The reason? I am taking 2 classes taught in Japanese, auditing another, and of course some language classes as well. So in the end, while I had sort of come here resigned that I wasn’t going to be working that hard (OK, I was pretty excited about it), it seems that I’m going to have my hands full.

OK, do you guys want to hear a joke?

It’s actually very serious for me. But I’m sure it’ll be funny to you.

I signed up for a class called “Iceland, Language and Culture” taught in Japanese. It’s more like a language class. I knew that when I signed up for it. I figured it’s probably easy to learn a new language with my level of Japanese, and I’m interested in Icelandic too since I did a linguistics project on it once. Anyway, I know there’s probably no other time I’m going to be able to learn some Icelandic (Georgetown definitely does not offer it), so I signed up for this course.

But guess what??

It’s the CONTINUATION of last semester.

As in, the people in this course have already been learning Icelandic for 1 semester.

Add to this the fact that I don’t exactly know the vocabulary for conjugations and declensions in Japanese, and you can see why I may have screwed myself over JUST a little bit.
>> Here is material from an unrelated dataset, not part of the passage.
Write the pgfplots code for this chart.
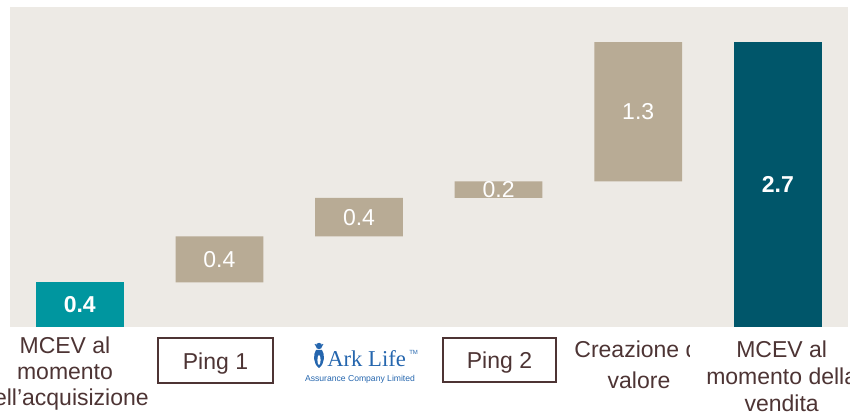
\documentclass[border=0pt]{standalone}
\usepackage{pgfplots}
\pgfplotsset{compat=1.18}
\usepackage{fontspec}
\setmainfont{Liberation Sans}
\newfontfamily\serifark{Liberation Serif}
\definecolor{bgc}{HTML}{EDEAE5}
\definecolor{beige}{HTML}{B8AB95}
\definecolor{tealA}{HTML}{00969F}
\definecolor{tealD}{HTML}{00566A}
\definecolor{txt}{HTML}{4D3434}
\definecolor{arkblue}{HTML}{2566AE}
\newcommand{\lf}{\fontsize{17.25pt}{19.9pt}\selectfont}
\begin{document}
\begin{tikzpicture}[x=0.75pt,y=0.75pt]
\useasboundingbox (0,0) rectangle (850,416);
\clip (0,0) rectangle (850,416);
\begin{axis}[
  at={(7.5pt,66.375pt)}, anchor=south west,
  width=628.2pt, height=240.4pt, scale only axis,
  xmin=-0.5, xmax=5.5, ymin=0, ymax=3.032,
  axis line style={draw=none}, ticks=none,
  axis background/.style={fill=bgc},
  ybar stacked, bar width=65.8pt, clip=false,
]
\addplot[draw=none, fill=none] coordinates {(0,0) (1,0.426) (2,0.861) (3,1.225) (4,1.383) (5,0)};
\addplot[draw=none, fill=tealA] coordinates {(0,0.426) (1,0) (2,0) (3,0) (4,0) (5,0)};
\addplot[draw=none, fill=beige] coordinates {(0,0) (1,0.435) (2,0.364) (3,0.158) (4,1.317) (5,0)};
\addplot[draw=none, fill=tealD] coordinates {(0,0) (1,0) (2,0) (3,0) (4,0) (5,2.7)};
\coordinate (v0) at (axis cs:0,0.213);
\coordinate (v1) at (axis cs:1,0.6435);
\coordinate (v2) at (axis cs:2,1.043);
\coordinate (v3) at (axis cs:3,1.304);
\coordinate (v4) at (axis cs:4,2.0415);
\coordinate (v5) at (axis cs:5,1.35);
\end{axis}
\begin{scope}[every node/.style={text=white, font=\lf}]
\node[font=\lf\bfseries] at (v0) {0.4};
\node at (v1) {0.4};
\node at (v2) {0.4};
\node at (v3) {0.2};
\node at (v4) {1.3};
\node[font=\lf\bfseries] at (v5) {2.7};
\end{scope}
% category labels
\begin{scope}[every node/.style={text=txt, font=\lf, inner sep=0pt}]
\node[anchor=base] at (65,62) {MCEV al};
\node[anchor=base] at (65,36) {momento};
\node[anchor=base] at (65,10.5) {dell’acquisizione};
\node[anchor=base] at (639,58) {Creazione di};
\node[anchor=base] at (639,27) {valore};
\end{scope}
\fill[white] (690,0) rectangle (850,86);
\begin{scope}[every node/.style={text=txt, font=\lf, inner sep=0pt}]
\node[anchor=base] at (781.7,58) {MCEV al};
\node[anchor=base] at (781.7,31) {momento della};
\node[anchor=base] at (781.7,4.5) {vendita};
\end{scope}
% Ping boxes
\draw[txt, line width=1.1pt] (158,33) rectangle (273,78);
\node[text=txt, font=\lf, anchor=base, inner sep=0pt] at (215.5,46.7) {Ping 1};
\draw[txt, line width=1.1pt] (443,34) rectangle (556,78);
\node[text=txt, font=\lf, anchor=base, inner sep=0pt] at (499.5,47) {Ping 2};
% Ark Life logo
\node[text=arkblue, font=\fontsize{17pt}{19pt}\serifark, anchor=base west, inner sep=0pt] at (327,49.3) {Ark Life};
\node[text=arkblue, font=\fontsize{4.5pt}{5pt}\selectfont, anchor=base west, inner sep=0pt] at (409,61) {TM};
\node[text=arkblue, font=\fontsize{6.45pt}{7pt}\selectfont, anchor=base, inner sep=0pt] at (360,34.3) {Assurance Company Limited};
\fill[arkblue] (319,48) .. controls (313,52) and (313,62) .. (316,66) -- (322,66) .. controls (325,62) and (325,52) .. (319,48) -- cycle;
\fill[arkblue] (319,70) circle (3.2);
\draw[arkblue, line width=0.6pt] (315,72) -- (316.5,69.5) (323,72) -- (321.5,69.5);
\fill[white] (319,56) ellipse (1.6 and 5);
\end{tikzpicture}
\end{document}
Well I was basically freaking out through that whole class this afternoon and was GREATLY relieved when at least half a dozen other students came up with me at the end to tell the professor they hadn’t taken last semester, either, we’re screwed over, can you help us?

So yes, I am taking PART TWO of basic Icelandic language. In Japanese. I’m really going to have to catch up somehow. And here I was thinking it’d be easy after Russian… hahaha.

I am going to the international club BBQ this Sunday and meeting another club that I might join on Saturday at a global festival thing. Also I have my first day back at work tomorrow. Should be interesting!!